__Problem statement__. Each line from the start of the records below through the line that contains "plt.rcParams['font.family'] = ['Lato', 'DejaVu" should be printed exactly. Pictures are omitted.

[Entries with chart source code]
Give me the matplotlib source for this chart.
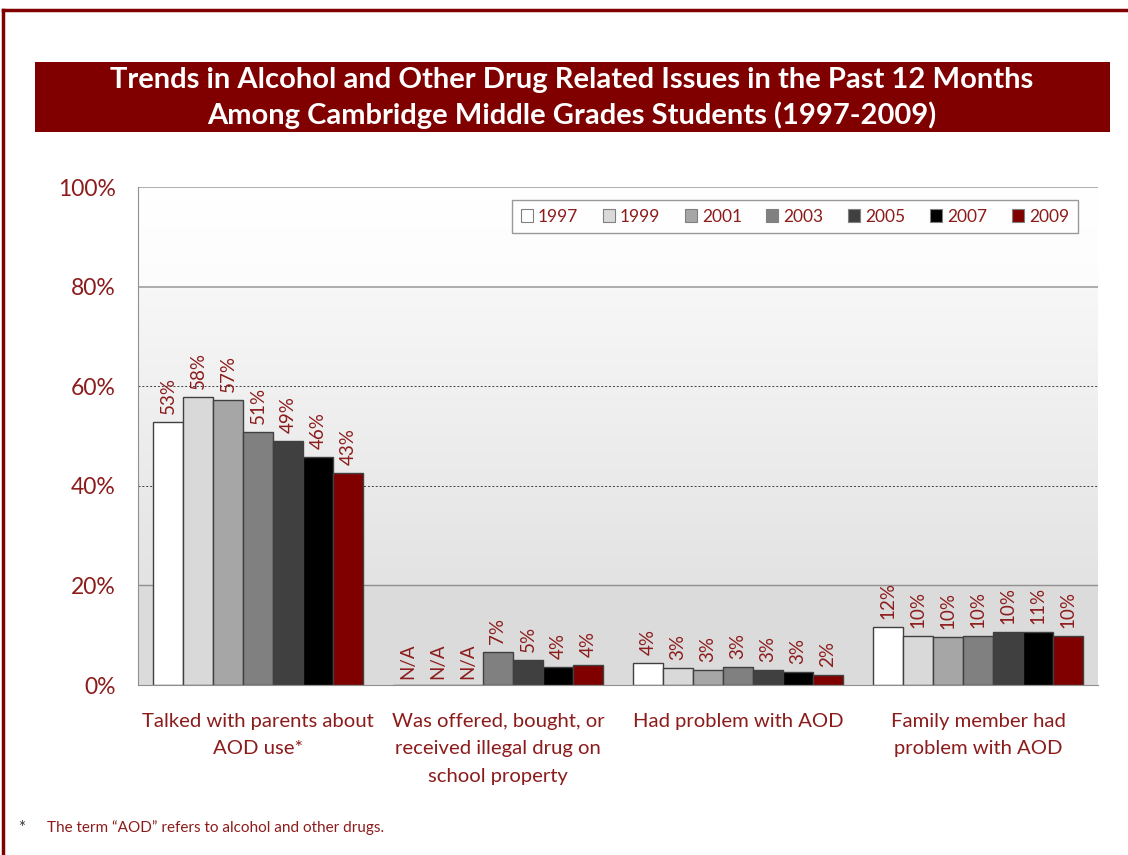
import numpy as np
import matplotlib
matplotlib.use('Agg')
import matplotlib.pyplot as plt
from matplotlib.patches import Rectangle

plt.rcParams['font.family'] = ['Lato', 'DejaVu Sans']

# --- data ---
categories = [
    'Talked with parents about\nAOD use*',
    'Was offered, bought, or\nreceived illegal drug on\nschool property',
    'Had problem with AOD',
    'Family member had\nproblem with AOD',
]
years = ['1997', '1999', '2001', '2003', '2005', '2007', '2009']
# values in percent, None = N/A
values = {
    '1997': [52.9, None, 4.5, 11.6],
    '1999': [57.8, None, 3.4, 9.8],
    '2001': [57.2, None, 3.0, 9.6],
    '2003': [50.8, 6.6, 3.6, 9.8],
    '2005': [49.0, 5.0, 3.0, 10.6],
    '2007': [45.7, 3.6, 2.6, 10.6],
    '2009': [42.6, 4.0, 2.0, 9.8],
}
labels = {
    '1997': ['53%', 'N/A', '4%', '12%'],
    '1999': ['58%', 'N/A', '3%', '10%'],
    '2001': ['57%', 'N/A', '3%', '10%'],
    '2003': ['51%', '7%', '3%', '10%'],
    '2005': ['49%', '5%', '3%', '10%'],
    '2007': ['46%', '4%', '3%', '11%'],
    '2009': ['43%', '4%', '2%', '10%'],
}
colors = ['#ffffff', '#d9d9d9', '#a6a6a6', '#808080', '#404040', '#000000', '#800000']

RED_TXT = '#8c1c1c'

fig = plt.figure(figsize=(11.28, 8.55), dpi=100)
W, H = 1128, 855

# figure border (top + left)
fig.add_artist(plt.Line2D([3 / W, 3 / W], [0, 1 - 10 / H], color='#800000', lw=2.5))
fig.add_artist(plt.Line2D([3 / W, 1], [1 - 10 / H, 1 - 10 / H], color='#800000', lw=2.5))

# title banner
fig.add_artist(Rectangle((35 / W, 1 - 132 / H), 1075 / W, 70 / H,
                         transform=fig.transFigure, facecolor='#800000',
                         edgecolor='none'))
fig.text(572 / W, 1 - 98 / H,
         'Trends in Alcohol and Other Drug Related Issues in the Past 12 Months\n'
         'Among Cambridge Middle Grades Students (1997-2009)',
         ha='center', va='center', color='white', fontsize=21,
         fontweight='bold', linespacing=1.4)

ax = fig.add_axes([138 / W, 1 - 685 / H, 960 / W, 498 / H])
ax.set_xlim(0, 4)
ax.set_ylim(0, 100)

# gradient background
ys = np.linspace(0, 100, 400)
shade = np.interp(ys, [0, 20, 20.01, 80, 80.01, 100],
                  [0.86, 0.86, 0.89, 0.97, 0.99, 1.0])
grad = np.repeat(shade[:, None], 2, axis=1)
ax.imshow(np.dstack([grad, grad, grad]), extent=[0, 4, 0, 100], origin='lower',
          aspect='auto', zorder=0, interpolation='bilinear')

# gridlines
ax.axhline(100, color='#a0a0a0', lw=1.2, zorder=1)
ax.axhline(80, color='#a0a0a0', lw=1.2, zorder=1)
ax.axhline(60, color='#404040', lw=0.7, ls=(0, (2, 2)), zorder=1)
ax.axhline(40, color='#404040', lw=0.7, ls=(0, (2, 2)), zorder=1)
ax.axhline(20, color='#909090', lw=1.0, zorder=1)

bw = 0.125
centers = np.arange(len(categories)) + 0.5
for i, yr in enumerate(years):
    xs = centers + (i - 3) * bw
    vals = [v if v is not None else 0 for v in values[yr]]
    ax.bar(xs, vals, width=bw, color=colors[i], edgecolor='#404040',
           linewidth=1, zorder=3, label=yr)
    for x, v, lab in zip(xs, values[yr], labels[yr]):
        if v is None:
            ax.text(x, 1.2, lab, rotation=90, ha='center', va='bottom',
                    color=RED_TXT, fontsize=13.5, zorder=4)
        else:
            ax.text(x, v + 1.6, lab, rotation=90, ha='center', va='bottom',
                    color=RED_TXT, fontsize=13.5, zorder=4)

for s in ['top', 'right']:
    ax.spines[s].set_visible(False)
ax.spines['left'].set_color('#909090')
ax.spines['bottom'].set_color('#909090')
ax.spines['left'].set_zorder(5)
ax.spines['bottom'].set_zorder(5)

ax.set_yticks(np.arange(0, 101, 20))
ax.set_yticklabels([f'{t}%' for t in range(0, 101, 20)])
ax.tick_params(axis='y', length=0, pad=16, labelsize=16.5, labelcolor=RED_TXT)
ax.set_xticks(centers)
ax.set_xticklabels(categories)
ax.tick_params(axis='x', length=0, pad=20, labelsize=14.6, labelcolor=RED_TXT)
for t in ax.get_xticklabels():
    t.set_linespacing(1.75)

leg = ax.legend(loc='upper right', bbox_to_anchor=(0.979, 0.974), ncol=7,
                frameon=True, fancybox=False, fontsize=12.5, handlelength=0.7,
                handleheight=0.7, handletextpad=0.3, columnspacing=1.4,
                borderpad=0.5, borderaxespad=0)
leg.get_frame().set_edgecolor('#808080')
leg.get_frame().set_linewidth(1)
for t in leg.get_texts():
    t.set_color(RED_TXT)
for p in leg.get_patches():
    p.set_edgecolor('#808080')
    p.set_linewidth(0.8)

# footnote
fig.text(18 / W, 1 - 828 / H, '*', color='#333333', fontsize=12, va='center')
fig.text(47 / W, 1 - 828 / H, 'The term \u201cAOD\u201d refers to alcohol and other drugs.',
         color=RED_TXT, fontsize=11, va='center')

fig.savefig('out.png', dpi=100)
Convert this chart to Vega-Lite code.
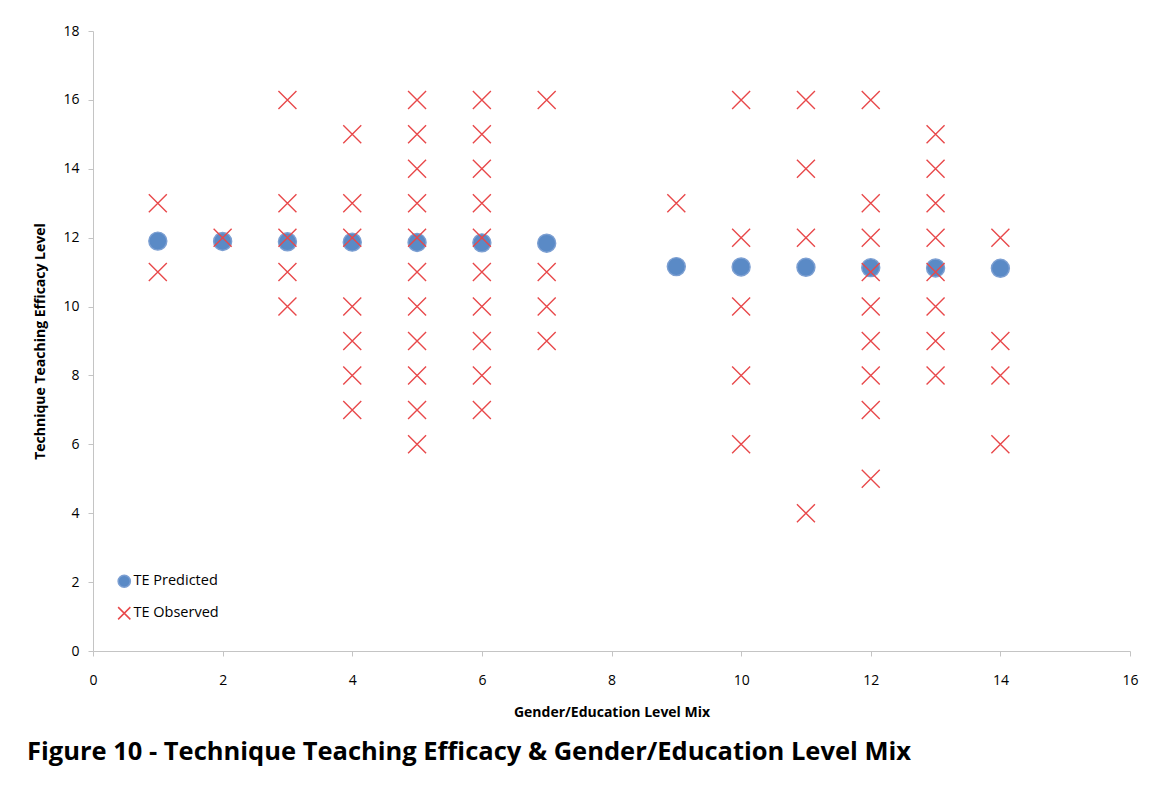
{
  "$schema": "https://vega.github.io/schema/vega-lite/v6.json",
  "width": 1037,
  "height": 620,
  "autosize": {"type": "none"},
  "padding": {"left": 93, "top": 31, "right": 19, "bottom": 137},
  "background": "white",
  "config": {
    "view": {"stroke": null},
    "font": "Open Sans",
    "axis": {
      "grid": false,
      "labelFlush": false,
      "domainColor": "#c4c4c4",
      "tickColor": "#c4c4c4",
      "tickSize": 5,
      "labelFont": "Open Sans",
      "labelFontSize": 14,
      "labelColor": "#000000",
      "titleFont": "Open Sans",
      "titleFontSize": 14,
      "titleFontWeight": "bold",
      "titleColor": "#000000"
    }
  },
  "title": {
    "text": "Figure 10 - Technique Teaching Efficacy & Gender/Education Level Mix",
    "orient": "bottom",
    "anchor": "start",
    "frame": "group",
    "dx": -66,
    "offset": 21,
    "font": "Open Sans",
    "fontSize": 25.5,
    "fontWeight": "bold",
    "color": "#000000"
  },
  "data": {
    "values": [
      {"x": 1, "y": 11.9, "series": "TE Predicted"},
      {"x": 2, "y": 11.89, "series": "TE Predicted"},
      {"x": 3, "y": 11.88, "series": "TE Predicted"},
      {"x": 4, "y": 11.87, "series": "TE Predicted"},
      {"x": 5, "y": 11.86, "series": "TE Predicted"},
      {"x": 6, "y": 11.85, "series": "TE Predicted"},
      {"x": 7, "y": 11.84, "series": "TE Predicted"},
      {"x": 9, "y": 11.16, "series": "TE Predicted"},
      {"x": 10, "y": 11.15, "series": "TE Predicted"},
      {"x": 11, "y": 11.14, "series": "TE Predicted"},
      {"x": 12, "y": 11.13, "series": "TE Predicted"},
      {"x": 13, "y": 11.12, "series": "TE Predicted"},
      {"x": 14, "y": 11.11, "series": "TE Predicted"},
      {"x": 1, "y": 13, "series": "TE Observed"},
      {"x": 1, "y": 11, "series": "TE Observed"},
      {"x": 2, "y": 12, "series": "TE Observed"},
      {"x": 3, "y": 16, "series": "TE Observed"},
      {"x": 3, "y": 13, "series": "TE Observed"},
      {"x": 3, "y": 12, "series": "TE Observed"},
      {"x": 3, "y": 11, "series": "TE Observed"},
      {"x": 3, "y": 10, "series": "TE Observed"},
      {"x": 4, "y": 15, "series": "TE Observed"},
      {"x": 4, "y": 13, "series": "TE Observed"},
      {"x": 4, "y": 12, "series": "TE Observed"},
      {"x": 4, "y": 10, "series": "TE Observed"},
      {"x": 4, "y": 9, "series": "TE Observed"},
      {"x": 4, "y": 8, "series": "TE Observed"},
      {"x": 4, "y": 7, "series": "TE Observed"},
      {"x": 5, "y": 16, "series": "TE Observed"},
      {"x": 5, "y": 15, "series": "TE Observed"},
      {"x": 5, "y": 14, "series": "TE Observed"},
      {"x": 5, "y": 13, "series": "TE Observed"},
      {"x": 5, "y": 12, "series": "TE Observed"},
      {"x": 5, "y": 11, "series": "TE Observed"},
      {"x": 5, "y": 10, "series": "TE Observed"},
      {"x": 5, "y": 9, "series": "TE Observed"},
      {"x": 5, "y": 8, "series": "TE Observed"},
      {"x": 5, "y": 7, "series": "TE Observed"},
      {"x": 5, "y": 6, "series": "TE Observed"},
      {"x": 6, "y": 16, "series": "TE Observed"},
      {"x": 6, "y": 15, "series": "TE Observed"},
      {"x": 6, "y": 14, "series": "TE Observed"},
      {"x": 6, "y": 13, "series": "TE Observed"},
      {"x": 6, "y": 12, "series": "TE Observed"},
      {"x": 6, "y": 11, "series": "TE Observed"},
      {"x": 6, "y": 10, "series": "TE Observed"},
      {"x": 6, "y": 9, "series": "TE Observed"},
      {"x": 6, "y": 8, "series": "TE Observed"},
      {"x": 6, "y": 7, "series": "TE Observed"},
      {"x": 7, "y": 16, "series": "TE Observed"},
      {"x": 7, "y": 11, "series": "TE Observed"},
      {"x": 7, "y": 10, "series": "TE Observed"},
      {"x": 7, "y": 9, "series": "TE Observed"},
      {"x": 9, "y": 13, "series": "TE Observed"},
      {"x": 10, "y": 16, "series": "TE Observed"},
      {"x": 10, "y": 12, "series": "TE Observed"},
      {"x": 10, "y": 10, "series": "TE Observed"},
      {"x": 10, "y": 8, "series": "TE Observed"},
      {"x": 10, "y": 6, "series": "TE Observed"},
      {"x": 11, "y": 16, "series": "TE Observed"},
      {"x": 11, "y": 14, "series": "TE Observed"},
      {"x": 11, "y": 12, "series": "TE Observed"},
      {"x": 11, "y": 4, "series": "TE Observed"},
      {"x": 12, "y": 16, "series": "TE Observed"},
      {"x": 12, "y": 13, "series": "TE Observed"},
      {"x": 12, "y": 12, "series": "TE Observed"},
      {"x": 12, "y": 11, "series": "TE Observed"},
      {"x": 12, "y": 10, "series": "TE Observed"},
      {"x": 12, "y": 9, "series": "TE Observed"},
      {"x": 12, "y": 8, "series": "TE Observed"},
      {"x": 12, "y": 7, "series": "TE Observed"},
      {"x": 12, "y": 5, "series": "TE Observed"},
      {"x": 13, "y": 15, "series": "TE Observed"},
      {"x": 13, "y": 14, "series": "TE Observed"},
      {"x": 13, "y": 13, "series": "TE Observed"},
      {"x": 13, "y": 12, "series": "TE Observed"},
      {"x": 13, "y": 11, "series": "TE Observed"},
      {"x": 13, "y": 10, "series": "TE Observed"},
      {"x": 13, "y": 9, "series": "TE Observed"},
      {"x": 13, "y": 8, "series": "TE Observed"},
      {"x": 14, "y": 12, "series": "TE Observed"},
      {"x": 14, "y": 9, "series": "TE Observed"},
      {"x": 14, "y": 8, "series": "TE Observed"},
      {"x": 14, "y": 6, "series": "TE Observed"}
    ]
  },
  "mark": {"type": "point", "filled": false, "size": 324, "strokeWidth": 1.4, "opacity": 1},
  "encoding": {
    "x": {
      "field": "x",
      "type": "quantitative",
      "scale": {"domain": [0, 16], "nice": false},
      "axis": {"values": [0, 2, 4, 6, 8, 10, 12, 14, 16], "title": "Gender/Education Level Mix", "labelPadding": 17, "titlePadding": 18}
    },
    "y": {
      "field": "y",
      "type": "quantitative",
      "scale": {"domain": [0, 18], "nice": false},
      "axis": {"values": [0, 2, 4, 6, 8, 10, 12, 14, 16, 18], "title": "Technique Teaching Efficacy Level", "labelPadding": 9, "titlePadding": 15}
    },
    "fill": {
      "field": "series",
      "type": "nominal",
      "scale": {"domain": ["TE Predicted", "TE Observed"], "range": ["#5A8AC6", "transparent"]},
      "legend": {
        "title": null,
        "orient": "none",
        "legendX": 24,
        "legendY": 543,
        "labelFont": "Open Sans",
        "labelFontSize": 14.5,
        "labelColor": "#000000",
        "symbolSize": 150,
        "rowPadding": 13,
        "labelOffset": 2
      }
    },
    "stroke": {
      "field": "series",
      "type": "nominal",
      "scale": {"domain": ["TE Predicted", "TE Observed"], "range": ["#7C9FD2", "#E8484A"]}
    },
    "shape": {
      "field": "series",
      "type": "nominal",
      "scale": {"domain": ["TE Predicted", "TE Observed"], "range": ["circle", "M-1,-1L1,1M-1,1L1,-1"]}
    }
  }
}
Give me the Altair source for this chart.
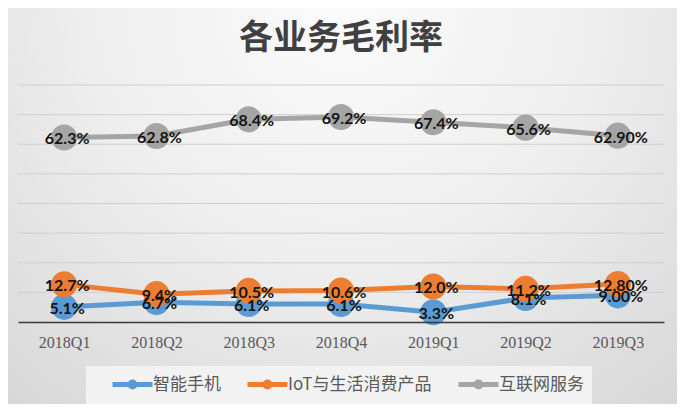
import altair as alt
import pandas as pd

quarters = ["2018Q1", "2018Q2", "2018Q3", "2018Q4", "2019Q1", "2019Q2", "2019Q3"]
series_names = ["智能手机", "IoT与生活消费产品", "互联网服务"]
phone = [5.1, 6.7, 6.1, 6.1, 3.3, 8.1, 9.0]
phone_labels = ["5.1%", "6.7%", "6.1%", "6.1%", "3.3%", "8.1%", "9.00%"]
iot = [12.7, 9.4, 10.5, 10.6, 12.0, 11.2, 12.8]
iot_labels = ["12.7%", "9.4%", "10.5%", "10.6%", "12.0%", "11.2%", "12.80%"]
internet = [62.3, 62.8, 68.4, 69.2, 67.4, 65.6, 62.9]
internet_labels = ["62.3%", "62.8%", "68.4%", "69.2%", "67.4%", "65.6%", "62.90%"]
grid_values = [10, 20, 30, 40, 50, 60, 70, 80]
colors = ["#5B9BD5", "#ED7D31", "#A5A5A5"]

rows = []
for name, vals, labs, k in [(series_names[0], phone, phone_labels, 0),
                            (series_names[1], iot, iot_labels, 1),
                            (series_names[2], internet, internet_labels, 2)]:
    for q, v, l in zip(quarters, vals, labs):
        rows.append({"quarter": q, "series": name, "value": v, "label": l, "k": k})
df = pd.DataFrame(rows)

W, H = 646, 237
PL, PT, PR, PB = 10, 77, 13, 82

cscale = alt.Scale(domain=series_names, range=colors)
legend = alt.Legend(
    title=None, orient="none", legendX=68, legendY=281,
    direction="horizontal", zindex=2,
    fillColor="#f2f2f2", padding=8,
    labelFont="Noto Sans CJK SC", labelFontSize=17,
    labelColor="#595959", labelOffset=38,
    symbolType="M1,0H6M3.1875,0A0.3125,0.3125 0 1,0 3.8125,0A0.3125,0.3125 0 1,0 3.1875,0Z",
    symbolSize=256, symbolStrokeWidth=5, symbolOpacity=1,
    columnPadding=8)

x = alt.X("quarter:N", sort=quarters, scale=alt.Scale(paddingInner=0, paddingOuter=0),
          axis=alt.Axis(title=None, labelAngle=0, ticks=False, domainColor="#3a3a3a",
                        domainWidth=1.6, labelFont="Liberation Serif", labelFontSize=16,
                        labelColor="#595959", labelPadding=12, grid=False, zindex=1))
yscale = alt.Scale(domain=[0, 80], nice=False)
y = alt.Y("value:Q", scale=yscale, axis=None)

bg = alt.Chart(pd.DataFrame({"a": [0]})).mark_rect(
    fill=alt.RadialGradient(
        gradient="radial",
        stops=[alt.GradientStop(color="#fbfbfb", offset=0),
               alt.GradientStop(color="#eeeeee", offset=0.45),
               alt.GradientStop(color="#d3d3d3", offset=1)],
        x1=0.5, y1=0.2, r1=0, x2=0.5, y2=0.2, r2=0.85),
).encode(x=alt.value(-PL), x2=alt.value(W + PR), y=alt.value(-PT), y2=alt.value(H + PB))

grid = alt.Chart(pd.DataFrame({"g": grid_values})).mark_rule(
    color="#cfcfcf", strokeWidth=1).encode(y=alt.Y("g:Q", scale=yscale, axis=None))

base = alt.Chart(df)
lines = base.mark_line(strokeWidth=5).encode(
    x=x, y=y, color=alt.Color("series:N", scale=cscale, sort=series_names, legend=legend),
    detail="series:N")
points = base.mark_circle(size=680, opacity=1).encode(
    x=x, y=y,
    color=alt.Color("series:N", scale=cscale, sort=series_names, legend=legend),
    order=alt.Order("k:Q"))
labels = base.mark_text(font="Lato", fontWeight="bold", fontSize=16, color="#141414",
                        dx=3, dy=2).encode(x=x, y=y, text="label:N")

chart = alt.layer(bg, grid, lines, points, labels).properties(
    width=W, height=H,
    padding={"left": PL, "top": PT, "right": PR, "bottom": PB},
    autosize=alt.AutoSizeParams(type="none"),
    background="#e6e6e6",
    title=alt.TitleParams("各业务毛利率", font="Noto Sans CJK SC", fontSize=34,
                          fontWeight="bold", color="#404040", anchor="middle",
                          offset=-48, zindex=2),
).configure_view(stroke=None)

chart.save("out.html", embed_options={"renderer": "svg", "actions": False})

__Answer__.
Give me the matplotlib source for this chart.
import numpy as np
import matplotlib
matplotlib.use('Agg')
import matplotlib.pyplot as plt
from matplotlib.patches import Rectangle

plt.rcParams['font.family'] = ['Lato', 'DejaVu Sans']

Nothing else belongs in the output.